The second school focuses on whether or not the damage was unintended. If it was unintended, it sounds like it was an accident. If it was an accident, then it sounds like an occurrence. This position favors coverage for the policyholders. (For example, see United States Fire Insurance Co. v. J.S.U.B., Inc.(Fla 2007). 979 So. 2d 871).
3) Whether or not there was an occurrence depends on what property is damaged.
The third school holds that if there is damage to a property other than to the contractor’s work, there is an occurrence. If the damage is to the contractor’s own work, there is no occurrence. (For example, see French v. Assurance Co. of America, (4th Cir. 2006) 448 F.3d 693).
You may recognize this from the CGL policy’s exclusions for the insured’s product and work. However, policyholders are usually not required to prove the absence of exclusions. They only need to prove the occurrence. The insurance company then has the duty to defend, pay, or prove any applicable exclusions. This school inappropriately forces the policyholder to prove not only that an occurrence took place, but that it was not excluded.
I offer information on all three schools because of the fluid nature of construction defect litigation. States can change from one school of thought to another with the passing of a law or new court decision.
If a jurisdiction follows the first school, the construction defect will probably not be an occurrence because construction is an intentional act, intentional acts are not accidents, and therefore are not occurrences.
If a jurisdiction follows the second school, the construction defect probably will be an occurrence because the damage was unintended and if it was unintended, it can be an occurrence.
If a jurisdiction follows the third school, the construction defect will only be an occurrence if the damage is to property other than the property worked on by the policyholder.
Digging Deeper into the Definition
When analyzing coverage for construction defects under a manifestation occurrence policy, we need to dig deeper into the definition of a construction defect.

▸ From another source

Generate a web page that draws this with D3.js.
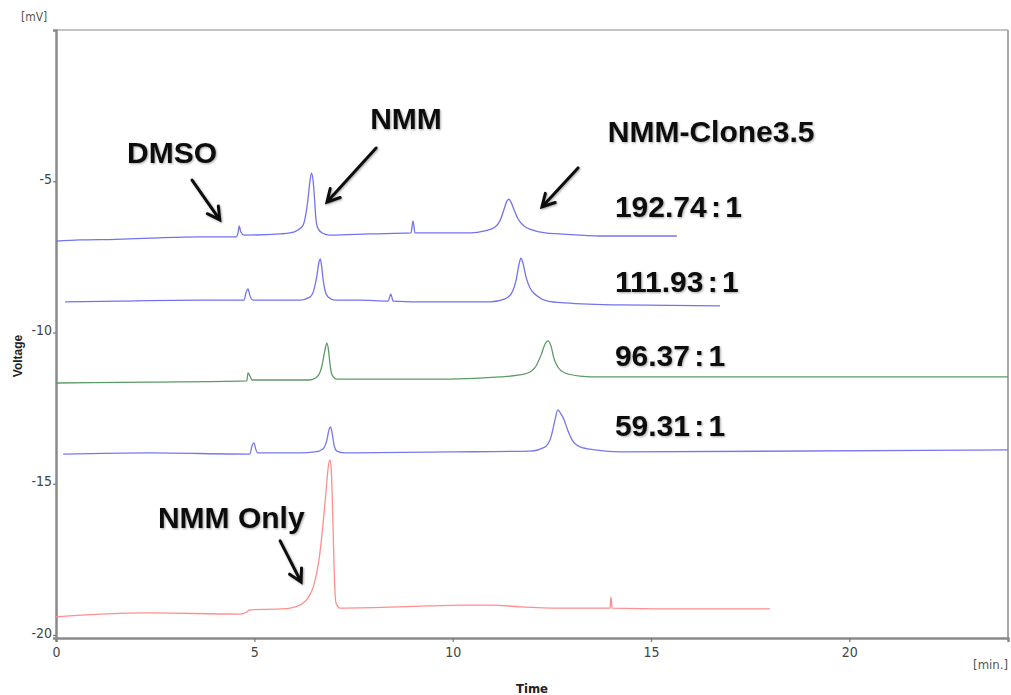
<!DOCTYPE html>
<html>
<head>
<meta charset="utf-8">
<script src="https://cdn.jsdelivr.net/npm/d3@7/dist/d3.min.js"></script>
<style>
  body { margin: 0; background: #fff; }
  svg { display: block; }
</style>
</head>
<body>
<div id="chartArea"></div>
<script>
const margin = {top: 30, right: 3, bottom: 57, left: 56};
const w = 1011;
const h = 695;

// axis ticks
const xTicks = [0, 5, 10, 15, 20];
const yTicks = [-5, -10, -15, -20];

// traces, [time (min), voltage (mV)]
const trace1 = [[0,-6.98],[0.6,-6.94],[1.5,-6.92],[2.4,-6.88],[3.6,-6.84],[4.54,-6.84],[4.59,-6.7],[4.62,-6.48],[4.66,-6.68],
  [4.74,-6.78],[5.65,-6.74],[5.9,-6.71],[6.1,-6.61],[6.23,-6.45],[6.3,-6.08],[6.35,-5.62],[6.4,-5.02],[6.44,-4.73],
  [6.48,-4.96],[6.52,-5.62],[6.55,-6.21],[6.6,-6.55],[6.71,-6.71],[6.91,-6.78],[7.92,-6.74],[8.95,-6.71],[9.0,-6.31],
  [9.05,-6.71],[9.93,-6.71],[10.44,-6.71],[10.81,-6.64],[11.07,-6.51],[11.19,-6.31],[11.29,-5.95],[11.37,-5.65],
  [11.42,-5.59],[11.47,-5.69],[11.55,-5.95],[11.65,-6.25],[11.8,-6.48],[12.0,-6.61],[12.33,-6.71],[12.7,-6.74],
  [13.71,-6.81],[15.65,-6.81]];

const trace2 = [[0.23,-8.99],[1.61,-8.96],[3.63,-8.93],[4.74,-8.93],[4.79,-8.69],[4.84,-8.56],[4.89,-8.79],[4.97,-8.93],
  [5.9,-8.93],[6.15,-8.93],[6.4,-8.83],[6.5,-8.6],[6.58,-8.1],[6.63,-7.67],[6.66,-7.57],[6.69,-7.74],[6.73,-8.2],
  [6.78,-8.6],[6.86,-8.83],[7.03,-8.93],[7.66,-8.93],[8.37,-8.96],[8.44,-8.73],[8.5,-8.96],[9.43,-8.99],[10.94,-8.99],
  [11.32,-8.89],[11.49,-8.69],[11.6,-8.26],[11.67,-7.77],[11.72,-7.54],[11.77,-7.7],[11.85,-8.17],[11.95,-8.53],
  [12.13,-8.79],[12.4,-8.96],[12.83,-9.02],[14.22,-9.09],[16.74,-9.12]];

const trace3 = [[0,-11.67],[2.37,-11.64],[4.81,-11.6],[4.84,-11.34],[4.89,-11.44],[4.94,-11.57],[5.9,-11.57],[6.4,-11.57],
  [6.6,-11.44],[6.71,-11.07],[6.78,-10.58],[6.83,-10.35],[6.87,-10.58],[6.91,-11.07],[6.96,-11.4],[7.08,-11.54],
  [9.93,-11.54],[11.19,-11.47],[11.82,-11.37],[12.07,-11.17],[12.23,-10.74],[12.33,-10.38],[12.4,-10.28],[12.48,-10.45],
  [12.55,-10.84],[12.65,-11.14],[12.83,-11.34],[13.21,-11.44],[13.71,-11.47],[18.75,-11.47],[24,-11.47]];

const trace4 = [[0.18,-14.02],[2.37,-13.98],[4.89,-14.02],[4.94,-13.75],[4.99,-13.65],[5.04,-13.88],[5.09,-13.98],
  [6.15,-13.98],[6.53,-13.95],[6.73,-13.85],[6.83,-13.55],[6.88,-13.22],[6.92,-13.12],[6.96,-13.32],[7.01,-13.72],
  [7.08,-13.92],[7.29,-13.98],[9.93,-13.95],[11.95,-13.92],[12.33,-13.78],[12.48,-13.45],[12.58,-12.89],[12.65,-12.56],
  [12.73,-12.69],[12.81,-12.89],[12.88,-13.16],[13.01,-13.55],[13.21,-13.78],[13.59,-13.88],[14.22,-13.95],[24,-13.88]];

const trace5 = [[0,-19.4],[1.11,-19.31],[2.37,-19.27],[4.64,-19.31],[4.81,-19.24],[4.89,-19.17],[5.65,-19.14],[5.9,-19.11],
  [6.15,-19.01],[6.35,-18.78],[6.5,-18.35],[6.63,-17.52],[6.73,-16.36],[6.81,-15.21],[6.87,-14.38],[6.91,-14.21],
  [6.94,-14.55],[6.98,-16.2],[7.02,-18.18],[7.06,-18.94],[7.16,-19.11],[8.67,-19.07],[9.43,-19.04],[10.18,-19.01],
  [10.94,-19.01],[11.7,-19.07],[12.7,-19.11],[13.97,-19.11],[13.99,-18.74],[14.02,-19.11],[16.23,-19.14],[18.0,-19.14]];

const traces = [trace1, trace2, trace3, trace4, trace5];
const traceColors = ["#7373ee", "#7373ee", "#5c9a66", "#7878ee", "#ff8f8f"];

// ratio labels next to the traces
const ratioLabels = ["192.74 : 1", "111.93 : 1", "96.37 : 1", "59.31 : 1"];
const ratioY = [-6.18, -8.66, -11.11, -13.42];
const ratioT = 14.09;

// peak names and their arrows: text position, arrow tail, arrow tip
const peakNames = ["DMSO", "NMM", "NMM-Clone3.5", "NMM Only"];
const peakTextPos = [[1.79,-4.4],[7.92,-3.27],[13.91,-3.7],[2.57,-16.46]];
const arrowTail = [[3.43,-4.96],[8.07,-3.9],[13.16,-4.56],[5.65,-16.89]];
const arrowTip = [[4.13,-6.28],[6.83,-5.69],[12.25,-5.85],[6.18,-18.25]];

const svg = d3.select("#chartArea")
  .append("svg")
  .attr("width", w)
  .attr("height", h);

const defs = svg.append("defs");
const shadow = defs.append("filter").attr("id", "shadow")
  .attr("x", "-20%").attr("y", "-20%").attr("width", "140%").attr("height", "140%");
shadow.append("feDropShadow")
  .attr("dx", 1).attr("dy", 1).attr("stdDeviation", 1)
  .attr("flood-color", "#000").attr("flood-opacity", 0.35);

const x = d3.scaleLinear()
  .domain([0, 24])
  .range([margin.left, w - margin.right]);

const y = d3.scaleLinear()
  .domain([-20.1, 0])
  .range([h - margin.bottom, margin.top]);

// frame: light top/right, darker axes
svg.append("line")
  .attr("x1", x(0)).attr("x2", x(24))
  .attr("y1", y(0)).attr("y2", y(0))
  .attr("stroke", "#c4c4c4").attr("stroke-width", 2);
svg.append("line")
  .attr("x1", x(24)).attr("x2", x(24))
  .attr("y1", y(0)).attr("y2", y(-20.1))
  .attr("stroke", "#a8a8a8").attr("stroke-width", 2);

const xAxis = d3.axisBottom(x)
  .tickValues(xTicks)
  .tickSize(4)
  .tickPadding(5)
  .tickFormat(d => String(d));

const yAxis = d3.axisLeft(y)
  .tickValues(yTicks)
  .tickSize(3)
  .tickPadding(1)
  .tickFormat(d => String(d));

const gx = svg.append("g")
  .attr("transform", `translate(0,${h - margin.bottom})`)
  .call(xAxis);

const gy = svg.append("g")
  .attr("transform", `translate(${margin.left},0)`)
  .call(yAxis);

[gx, gy].forEach(g => {
  g.select(".domain").attr("stroke", "#8a8a8a").attr("stroke-width", 2.5);
  g.selectAll(".tick line").attr("stroke", "#777").attr("stroke-width", 1.2);
  g.selectAll(".tick text")
    .attr("fill", "#444")
    .style("font-family", "'Liberation Sans Narrow', 'DejaVu Sans Condensed', sans-serif")
    .style("font-size", "14px");
});
gy.selectAll(".tick text").attr("dy", "0.15em");

// unit labels
svg.append("text")
  .attr("x", 21).attr("y", 21)
  .attr("fill", "#555")
  .style("font-family", "'Liberation Sans Narrow', 'DejaVu Sans Condensed', sans-serif")
  .style("font-size", "12px")
  .text("[mV]");

svg.append("text")
  .attr("x", 1008).attr("y", 669)
  .attr("text-anchor", "end")
  .attr("fill", "#555")
  .style("font-family", "'Liberation Sans Narrow', 'DejaVu Sans Condensed', sans-serif")
  .style("font-size", "13px")
  .text("[min.]");

svg.append("text")
  .attr("x", 532).attr("y", 693)
  .attr("text-anchor", "middle")
  .attr("fill", "#222")
  .attr("font-weight", "bold")
  .style("font-family", "'Liberation Sans Narrow', 'DejaVu Sans Condensed', sans-serif")
  .style("font-size", "13px")
  .text("Time");

svg.append("text")
  .attr("transform", "translate(22,356) rotate(-90)")
  .attr("text-anchor", "middle")
  .attr("fill", "#222")
  .attr("font-weight", "bold")
  .style("font-family", "'Liberation Sans', Arial, sans-serif")
  .style("font-size", "12px")
  .text("Voltage");

// traces
const line = d3.line()
  .x(d => x(d[0]))
  .y(d => y(d[1]))
  .curve(d3.curveMonotoneX);

svg.append("g")
  .selectAll("path")
  .data(traces)
  .enter()
  .append("path")
  .attr("d", line)
  .attr("fill", "none")
  .attr("stroke", (d, i) => traceColors[i])
  .attr("stroke-width", 1.3)
  .attr("stroke-linejoin", "round");

// annotations
const labelFont = "'Liberation Sans', Arial, Helvetica, sans-serif";

svg.append("g")
  .selectAll("text")
  .data(peakNames)
  .enter()
  .append("text")
  .attr("x", (d, i) => x(peakTextPos[i][0]))
  .attr("y", (d, i) => y(peakTextPos[i][1]))
  .attr("fill", "#111")
  .attr("font-weight", "bold")
  .attr("filter", "url(#shadow)")
  .style("font-family", labelFont)
  .style("font-size", "30px")
  .text(d => d);

svg.append("g")
  .selectAll("text")
  .data(ratioLabels)
  .enter()
  .append("text")
  .attr("x", x(ratioT))
  .attr("y", (d, i) => y(ratioY[i]))
  .attr("fill", "#111")
  .attr("font-weight", "bold")
  .attr("filter", "url(#shadow)")
  .style("font-family", labelFont)
  .style("font-size", "30px")
  .style("word-spacing", "-4px")
  .text(d => d);

function arrowPath(i) {
  const x0 = x(arrowTail[i][0]), y0 = y(arrowTail[i][1]);
  const x1 = x(arrowTip[i][0]), y1 = y(arrowTip[i][1]);
  const a = Math.atan2(y1 - y0, x1 - x0);
  const len = 14, spread = 0.5;
  const p = d3.path();
  p.moveTo(x0, y0);
  p.lineTo(x1, y1);
  p.moveTo(x1 - len * Math.cos(a - spread), y1 - len * Math.sin(a - spread));
  p.lineTo(x1, y1);
  p.lineTo(x1 - len * Math.cos(a + spread), y1 - len * Math.sin(a + spread));
  return p.toString();
}

svg.append("g")
  .selectAll("path")
  .data(peakNames)
  .enter()
  .append("path")
  .attr("d", (d, i) => arrowPath(i))
  .attr("fill", "none")
  .attr("stroke", "#111")
  .attr("stroke-width", 3)
  .attr("stroke-linecap", "round")
  .attr("stroke-linejoin", "miter")
  .attr("filter", "url(#shadow)");
</script>
</body>
</html>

A construction defect can be either a patent defect or a latent defect. A patent defect is one that is readily discoverable or “apparent by a reasonable inspection” (CA Code of Civil Procedures § 337.1e). A latent defect is one that is not readily discoverable or apparent by a reasonable inspection.

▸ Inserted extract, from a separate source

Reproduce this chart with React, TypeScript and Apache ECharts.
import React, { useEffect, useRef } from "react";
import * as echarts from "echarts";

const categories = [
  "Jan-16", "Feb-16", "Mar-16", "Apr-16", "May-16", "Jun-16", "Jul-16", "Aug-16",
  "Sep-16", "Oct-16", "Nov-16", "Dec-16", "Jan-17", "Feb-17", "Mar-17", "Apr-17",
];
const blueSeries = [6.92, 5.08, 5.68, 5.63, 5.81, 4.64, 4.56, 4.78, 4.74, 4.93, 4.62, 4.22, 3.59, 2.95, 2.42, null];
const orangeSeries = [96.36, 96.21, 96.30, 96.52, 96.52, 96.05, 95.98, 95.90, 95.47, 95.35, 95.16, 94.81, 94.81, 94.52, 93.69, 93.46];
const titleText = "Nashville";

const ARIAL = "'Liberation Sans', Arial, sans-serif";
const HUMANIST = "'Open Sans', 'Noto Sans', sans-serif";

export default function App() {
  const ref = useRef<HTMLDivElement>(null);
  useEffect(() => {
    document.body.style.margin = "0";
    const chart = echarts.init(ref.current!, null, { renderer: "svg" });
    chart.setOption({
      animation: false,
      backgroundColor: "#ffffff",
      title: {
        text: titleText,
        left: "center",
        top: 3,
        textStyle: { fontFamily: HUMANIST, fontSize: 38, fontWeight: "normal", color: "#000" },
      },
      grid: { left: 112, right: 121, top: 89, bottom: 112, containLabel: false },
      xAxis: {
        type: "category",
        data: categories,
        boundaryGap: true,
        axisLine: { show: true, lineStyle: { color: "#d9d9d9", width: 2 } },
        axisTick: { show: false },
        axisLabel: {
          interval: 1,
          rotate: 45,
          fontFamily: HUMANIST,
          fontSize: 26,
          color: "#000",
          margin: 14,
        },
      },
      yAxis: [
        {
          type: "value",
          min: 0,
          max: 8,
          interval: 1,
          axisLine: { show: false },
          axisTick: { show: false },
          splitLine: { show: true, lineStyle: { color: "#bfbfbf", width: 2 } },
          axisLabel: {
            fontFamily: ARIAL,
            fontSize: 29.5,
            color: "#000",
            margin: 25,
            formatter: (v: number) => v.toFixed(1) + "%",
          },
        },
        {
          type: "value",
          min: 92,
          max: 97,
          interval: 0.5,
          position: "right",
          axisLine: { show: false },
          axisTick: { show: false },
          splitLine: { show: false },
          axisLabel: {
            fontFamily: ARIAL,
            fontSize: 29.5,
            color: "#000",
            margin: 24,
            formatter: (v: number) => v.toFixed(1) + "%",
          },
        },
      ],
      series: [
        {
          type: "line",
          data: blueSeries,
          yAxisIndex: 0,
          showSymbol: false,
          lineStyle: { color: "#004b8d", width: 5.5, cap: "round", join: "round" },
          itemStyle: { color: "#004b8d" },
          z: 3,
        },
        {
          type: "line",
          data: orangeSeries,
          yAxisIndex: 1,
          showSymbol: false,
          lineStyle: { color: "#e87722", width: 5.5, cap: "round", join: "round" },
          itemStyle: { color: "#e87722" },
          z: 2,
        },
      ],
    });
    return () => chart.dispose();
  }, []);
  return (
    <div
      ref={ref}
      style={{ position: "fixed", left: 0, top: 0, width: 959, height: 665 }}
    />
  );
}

The manifestation occurrence form is designed to cover only “bodily injury” or “property damage” that first manifests and appears during the policy period. Since a latent defect is one that, by definition, is not readily discoverable or “apparent by a reasonable inspection,” the manifestation occurrence form would not provide coverage for latent defect occurrences even in a jurisdiction that views construction defects as occurrences. The only construction defects for which the manifestation occurrence policy would provide coverage would be for patent defects because only patent defects would have the ability to manifest and appear during the policy period.
Even if a policyholder is able to prove that the construction defect was an occurrence triggering coverage, the insurance company will have the opportunity to prove that coverage should be denied because of an applicable exclusion. The most common exclusions cited for construction defects are the CGL policy’s exclusions for:
- J) that particular part of real property on which you or your subcontractor was performing operations;
- K) your product; and
- L) your work.
These exclusions suggest that what the CGL policy is intending to cover is not a contractor’s defective product or work, but the damage resulting from a contractor’s defective work. Repairing defective materials or poor workmanship is a commercial risk not passed on to a liability insurer (F&H Construction v. ITT Hartford Ins. Co. (2004) 188 Cal.App.4th 364, 372).